(Rows from a dataset of charts and code)
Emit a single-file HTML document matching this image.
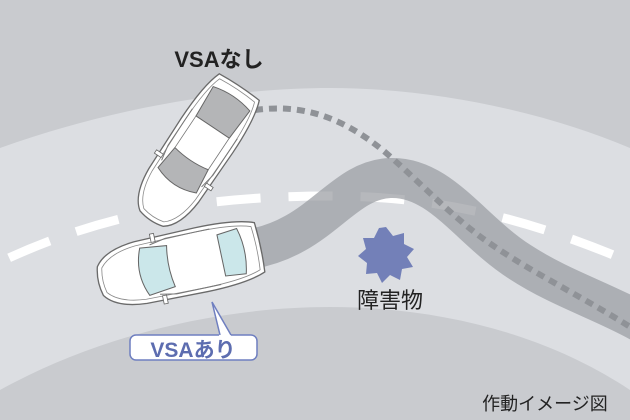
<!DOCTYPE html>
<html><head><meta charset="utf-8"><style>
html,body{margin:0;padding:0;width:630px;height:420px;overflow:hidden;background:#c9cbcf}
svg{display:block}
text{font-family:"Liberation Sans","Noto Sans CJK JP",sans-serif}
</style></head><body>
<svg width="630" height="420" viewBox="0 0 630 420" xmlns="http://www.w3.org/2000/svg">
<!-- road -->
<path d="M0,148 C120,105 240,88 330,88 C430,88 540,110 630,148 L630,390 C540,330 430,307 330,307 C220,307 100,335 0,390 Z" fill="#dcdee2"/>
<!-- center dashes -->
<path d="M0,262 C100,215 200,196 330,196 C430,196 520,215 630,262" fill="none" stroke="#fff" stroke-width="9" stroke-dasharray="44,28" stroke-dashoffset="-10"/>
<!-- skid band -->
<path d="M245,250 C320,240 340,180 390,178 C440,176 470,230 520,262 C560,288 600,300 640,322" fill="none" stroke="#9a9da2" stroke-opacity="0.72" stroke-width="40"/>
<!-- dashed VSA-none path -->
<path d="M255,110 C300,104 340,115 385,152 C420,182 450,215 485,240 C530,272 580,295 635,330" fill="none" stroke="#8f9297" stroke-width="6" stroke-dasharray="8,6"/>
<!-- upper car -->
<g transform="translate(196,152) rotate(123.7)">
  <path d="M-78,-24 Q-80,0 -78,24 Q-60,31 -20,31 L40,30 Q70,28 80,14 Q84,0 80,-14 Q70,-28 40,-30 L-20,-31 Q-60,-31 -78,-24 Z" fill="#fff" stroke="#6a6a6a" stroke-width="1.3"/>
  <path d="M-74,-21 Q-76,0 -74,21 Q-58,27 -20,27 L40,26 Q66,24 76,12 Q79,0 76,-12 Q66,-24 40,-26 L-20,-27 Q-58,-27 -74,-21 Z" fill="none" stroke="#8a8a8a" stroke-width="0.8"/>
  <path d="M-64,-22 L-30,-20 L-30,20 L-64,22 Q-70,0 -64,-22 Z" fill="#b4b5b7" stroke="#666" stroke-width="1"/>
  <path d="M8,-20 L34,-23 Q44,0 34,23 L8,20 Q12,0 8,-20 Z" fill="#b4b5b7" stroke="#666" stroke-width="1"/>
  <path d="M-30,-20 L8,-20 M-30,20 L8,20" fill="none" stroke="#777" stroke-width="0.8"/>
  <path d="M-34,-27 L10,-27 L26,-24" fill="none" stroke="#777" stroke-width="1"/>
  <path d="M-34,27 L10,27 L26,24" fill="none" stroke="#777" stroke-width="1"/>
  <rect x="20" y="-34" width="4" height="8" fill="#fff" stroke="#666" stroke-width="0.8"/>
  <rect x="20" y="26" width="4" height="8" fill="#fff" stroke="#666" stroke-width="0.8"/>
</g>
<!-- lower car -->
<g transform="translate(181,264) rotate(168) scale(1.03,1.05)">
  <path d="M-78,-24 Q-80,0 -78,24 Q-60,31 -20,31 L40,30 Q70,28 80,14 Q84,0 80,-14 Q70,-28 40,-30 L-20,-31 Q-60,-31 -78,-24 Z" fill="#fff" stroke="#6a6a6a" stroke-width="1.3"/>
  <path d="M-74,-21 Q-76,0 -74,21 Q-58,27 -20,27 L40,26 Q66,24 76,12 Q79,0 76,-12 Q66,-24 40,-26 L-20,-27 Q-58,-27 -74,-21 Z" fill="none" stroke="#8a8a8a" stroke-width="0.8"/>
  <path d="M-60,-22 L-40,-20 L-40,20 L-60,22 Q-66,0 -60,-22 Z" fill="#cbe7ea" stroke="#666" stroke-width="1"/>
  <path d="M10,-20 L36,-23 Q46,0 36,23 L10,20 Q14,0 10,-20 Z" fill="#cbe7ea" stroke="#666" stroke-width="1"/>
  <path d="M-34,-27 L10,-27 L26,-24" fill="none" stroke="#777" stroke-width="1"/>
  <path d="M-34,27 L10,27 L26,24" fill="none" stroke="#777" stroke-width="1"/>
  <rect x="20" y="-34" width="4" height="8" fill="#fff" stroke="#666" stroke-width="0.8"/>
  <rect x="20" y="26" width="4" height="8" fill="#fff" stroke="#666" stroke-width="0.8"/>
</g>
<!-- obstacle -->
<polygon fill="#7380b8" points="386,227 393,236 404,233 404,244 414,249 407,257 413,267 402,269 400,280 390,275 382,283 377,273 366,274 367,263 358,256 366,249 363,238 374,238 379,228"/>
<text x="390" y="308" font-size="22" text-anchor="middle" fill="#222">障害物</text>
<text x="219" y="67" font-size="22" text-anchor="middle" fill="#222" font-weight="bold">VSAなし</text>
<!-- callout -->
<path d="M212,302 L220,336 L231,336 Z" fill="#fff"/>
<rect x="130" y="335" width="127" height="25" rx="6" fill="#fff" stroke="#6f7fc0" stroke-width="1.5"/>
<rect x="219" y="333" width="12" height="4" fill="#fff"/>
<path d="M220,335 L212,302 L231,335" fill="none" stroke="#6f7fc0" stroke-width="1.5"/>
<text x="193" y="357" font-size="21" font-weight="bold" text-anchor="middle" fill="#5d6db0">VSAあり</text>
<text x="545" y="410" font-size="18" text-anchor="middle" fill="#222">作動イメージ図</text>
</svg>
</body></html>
==
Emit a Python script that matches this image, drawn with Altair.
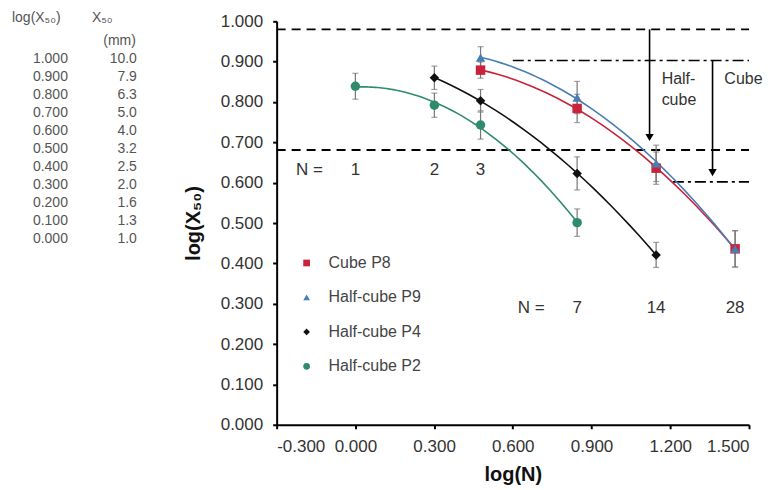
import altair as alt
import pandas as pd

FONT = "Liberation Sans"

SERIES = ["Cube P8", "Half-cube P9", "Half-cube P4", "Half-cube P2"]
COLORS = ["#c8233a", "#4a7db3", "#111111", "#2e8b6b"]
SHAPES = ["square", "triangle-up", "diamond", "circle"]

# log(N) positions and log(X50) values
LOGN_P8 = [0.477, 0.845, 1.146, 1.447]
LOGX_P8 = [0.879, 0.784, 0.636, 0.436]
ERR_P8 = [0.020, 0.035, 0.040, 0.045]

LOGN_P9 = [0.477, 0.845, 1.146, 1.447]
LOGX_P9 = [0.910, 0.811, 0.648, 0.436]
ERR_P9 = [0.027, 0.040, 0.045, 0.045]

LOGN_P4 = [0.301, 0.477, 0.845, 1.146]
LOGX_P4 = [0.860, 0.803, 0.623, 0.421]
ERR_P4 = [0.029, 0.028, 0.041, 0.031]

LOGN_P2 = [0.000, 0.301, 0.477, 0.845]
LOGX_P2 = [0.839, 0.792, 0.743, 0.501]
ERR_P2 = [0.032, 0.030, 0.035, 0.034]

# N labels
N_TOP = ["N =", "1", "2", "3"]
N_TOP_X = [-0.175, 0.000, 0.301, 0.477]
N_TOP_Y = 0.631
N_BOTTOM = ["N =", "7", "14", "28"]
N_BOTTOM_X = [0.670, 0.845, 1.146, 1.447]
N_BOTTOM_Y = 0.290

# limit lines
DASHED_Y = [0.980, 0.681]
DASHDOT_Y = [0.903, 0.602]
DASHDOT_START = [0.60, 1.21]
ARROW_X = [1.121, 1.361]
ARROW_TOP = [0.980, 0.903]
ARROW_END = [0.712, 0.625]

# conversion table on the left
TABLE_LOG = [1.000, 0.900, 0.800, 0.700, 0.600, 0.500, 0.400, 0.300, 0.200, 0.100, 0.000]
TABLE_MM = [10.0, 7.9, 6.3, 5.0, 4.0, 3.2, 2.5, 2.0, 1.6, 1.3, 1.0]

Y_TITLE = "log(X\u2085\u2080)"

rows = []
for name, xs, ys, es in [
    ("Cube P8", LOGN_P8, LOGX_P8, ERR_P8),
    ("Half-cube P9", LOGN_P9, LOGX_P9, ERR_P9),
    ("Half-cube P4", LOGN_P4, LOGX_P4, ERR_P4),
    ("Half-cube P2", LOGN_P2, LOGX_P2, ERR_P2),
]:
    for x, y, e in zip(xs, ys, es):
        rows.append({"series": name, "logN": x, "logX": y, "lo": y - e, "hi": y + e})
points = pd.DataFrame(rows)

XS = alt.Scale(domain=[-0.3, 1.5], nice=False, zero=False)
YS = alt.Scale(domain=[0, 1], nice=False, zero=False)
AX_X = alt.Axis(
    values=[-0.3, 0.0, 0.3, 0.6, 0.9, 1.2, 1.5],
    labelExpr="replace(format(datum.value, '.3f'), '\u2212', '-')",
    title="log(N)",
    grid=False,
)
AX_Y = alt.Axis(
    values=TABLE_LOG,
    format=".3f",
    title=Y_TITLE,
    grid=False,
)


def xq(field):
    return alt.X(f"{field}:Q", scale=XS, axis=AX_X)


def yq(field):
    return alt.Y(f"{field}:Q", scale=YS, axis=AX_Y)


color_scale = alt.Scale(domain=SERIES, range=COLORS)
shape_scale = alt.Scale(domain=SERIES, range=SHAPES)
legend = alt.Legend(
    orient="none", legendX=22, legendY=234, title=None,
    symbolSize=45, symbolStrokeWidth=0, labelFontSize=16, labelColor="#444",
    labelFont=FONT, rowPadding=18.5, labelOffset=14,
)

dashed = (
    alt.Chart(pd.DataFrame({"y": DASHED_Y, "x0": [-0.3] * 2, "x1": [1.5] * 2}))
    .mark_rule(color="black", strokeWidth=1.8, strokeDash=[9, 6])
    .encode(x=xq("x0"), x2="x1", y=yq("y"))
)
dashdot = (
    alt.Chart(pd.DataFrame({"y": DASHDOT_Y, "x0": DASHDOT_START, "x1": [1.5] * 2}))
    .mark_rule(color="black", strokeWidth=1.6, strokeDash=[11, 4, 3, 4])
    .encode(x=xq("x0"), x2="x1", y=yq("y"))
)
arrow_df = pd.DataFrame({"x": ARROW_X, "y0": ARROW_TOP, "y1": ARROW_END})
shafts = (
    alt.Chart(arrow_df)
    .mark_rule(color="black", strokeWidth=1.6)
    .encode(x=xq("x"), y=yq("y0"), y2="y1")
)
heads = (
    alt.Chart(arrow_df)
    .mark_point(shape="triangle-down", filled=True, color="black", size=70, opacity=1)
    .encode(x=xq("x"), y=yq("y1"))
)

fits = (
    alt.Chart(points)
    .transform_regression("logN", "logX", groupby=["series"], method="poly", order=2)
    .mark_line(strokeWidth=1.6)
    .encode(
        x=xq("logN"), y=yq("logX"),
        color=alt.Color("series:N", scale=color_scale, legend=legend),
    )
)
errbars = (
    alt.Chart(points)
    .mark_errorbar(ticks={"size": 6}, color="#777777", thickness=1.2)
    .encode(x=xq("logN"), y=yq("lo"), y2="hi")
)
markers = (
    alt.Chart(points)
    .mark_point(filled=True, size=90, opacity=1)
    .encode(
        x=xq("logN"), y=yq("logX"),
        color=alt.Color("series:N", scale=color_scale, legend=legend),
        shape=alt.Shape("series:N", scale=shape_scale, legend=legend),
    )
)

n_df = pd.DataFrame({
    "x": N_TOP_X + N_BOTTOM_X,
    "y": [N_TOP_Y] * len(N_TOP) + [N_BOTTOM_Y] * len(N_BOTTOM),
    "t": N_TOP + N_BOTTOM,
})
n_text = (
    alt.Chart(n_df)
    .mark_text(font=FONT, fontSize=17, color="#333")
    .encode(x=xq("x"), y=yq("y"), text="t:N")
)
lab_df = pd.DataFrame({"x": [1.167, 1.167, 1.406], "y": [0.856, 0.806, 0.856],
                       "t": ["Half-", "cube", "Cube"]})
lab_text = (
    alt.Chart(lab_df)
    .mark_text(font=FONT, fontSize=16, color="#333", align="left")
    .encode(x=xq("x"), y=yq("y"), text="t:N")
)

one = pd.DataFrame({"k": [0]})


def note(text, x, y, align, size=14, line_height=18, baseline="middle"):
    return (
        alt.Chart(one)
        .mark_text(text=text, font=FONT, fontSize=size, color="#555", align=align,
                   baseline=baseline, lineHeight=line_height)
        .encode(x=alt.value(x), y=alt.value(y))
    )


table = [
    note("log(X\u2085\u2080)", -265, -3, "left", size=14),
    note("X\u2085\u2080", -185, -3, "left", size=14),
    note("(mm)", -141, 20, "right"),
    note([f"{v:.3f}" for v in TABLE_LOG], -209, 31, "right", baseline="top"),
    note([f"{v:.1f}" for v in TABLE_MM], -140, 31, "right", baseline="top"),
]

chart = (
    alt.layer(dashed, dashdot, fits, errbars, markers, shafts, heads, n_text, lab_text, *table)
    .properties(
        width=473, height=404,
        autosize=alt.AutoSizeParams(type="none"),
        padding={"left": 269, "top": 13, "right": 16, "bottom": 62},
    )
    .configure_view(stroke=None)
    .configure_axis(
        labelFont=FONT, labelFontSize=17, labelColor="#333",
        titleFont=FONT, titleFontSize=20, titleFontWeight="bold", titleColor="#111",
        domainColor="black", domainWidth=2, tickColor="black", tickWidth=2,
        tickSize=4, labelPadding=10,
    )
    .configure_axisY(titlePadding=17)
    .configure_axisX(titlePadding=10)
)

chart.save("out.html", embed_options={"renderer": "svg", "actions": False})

→ **The problem**
Leaving the pictures out, write out exactly the lines from the line containing "Emit a Python" through the line containing "N_BOTTOM_Y = 0.290", both included.

→ **Task response**
Emit a Python script that matches this image, drawn with Altair.
import altair as alt
import pandas as pd

FONT = "Liberation Sans"

SERIES = ["Cube P8", "Half-cube P9", "Half-cube P4", "Half-cube P2"]
COLORS = ["#c8233a", "#4a7db3", "#111111", "#2e8b6b"]
SHAPES = ["square", "triangle-up", "diamond", "circle"]

# log(N) positions and log(X50) values
LOGN_P8 = [0.477, 0.845, 1.146, 1.447]
LOGX_P8 = [0.879, 0.784, 0.636, 0.436]
ERR_P8 = [0.020, 0.035, 0.040, 0.045]

LOGN_P9 = [0.477, 0.845, 1.146, 1.447]
LOGX_P9 = [0.910, 0.811, 0.648, 0.436]
ERR_P9 = [0.027, 0.040, 0.045, 0.045]

LOGN_P4 = [0.301, 0.477, 0.845, 1.146]
LOGX_P4 = [0.860, 0.803, 0.623, 0.421]
ERR_P4 = [0.029, 0.028, 0.041, 0.031]

LOGN_P2 = [0.000, 0.301, 0.477, 0.845]
LOGX_P2 = [0.839, 0.792, 0.743, 0.501]
ERR_P2 = [0.032, 0.030, 0.035, 0.034]

# N labels
N_TOP = ["N =", "1", "2", "3"]
N_TOP_X = [-0.175, 0.000, 0.301, 0.477]
N_TOP_Y = 0.631
N_BOTTOM = ["N =", "7", "14", "28"]
N_BOTTOM_X = [0.670, 0.845, 1.146, 1.447]
N_BOTTOM_Y = 0.290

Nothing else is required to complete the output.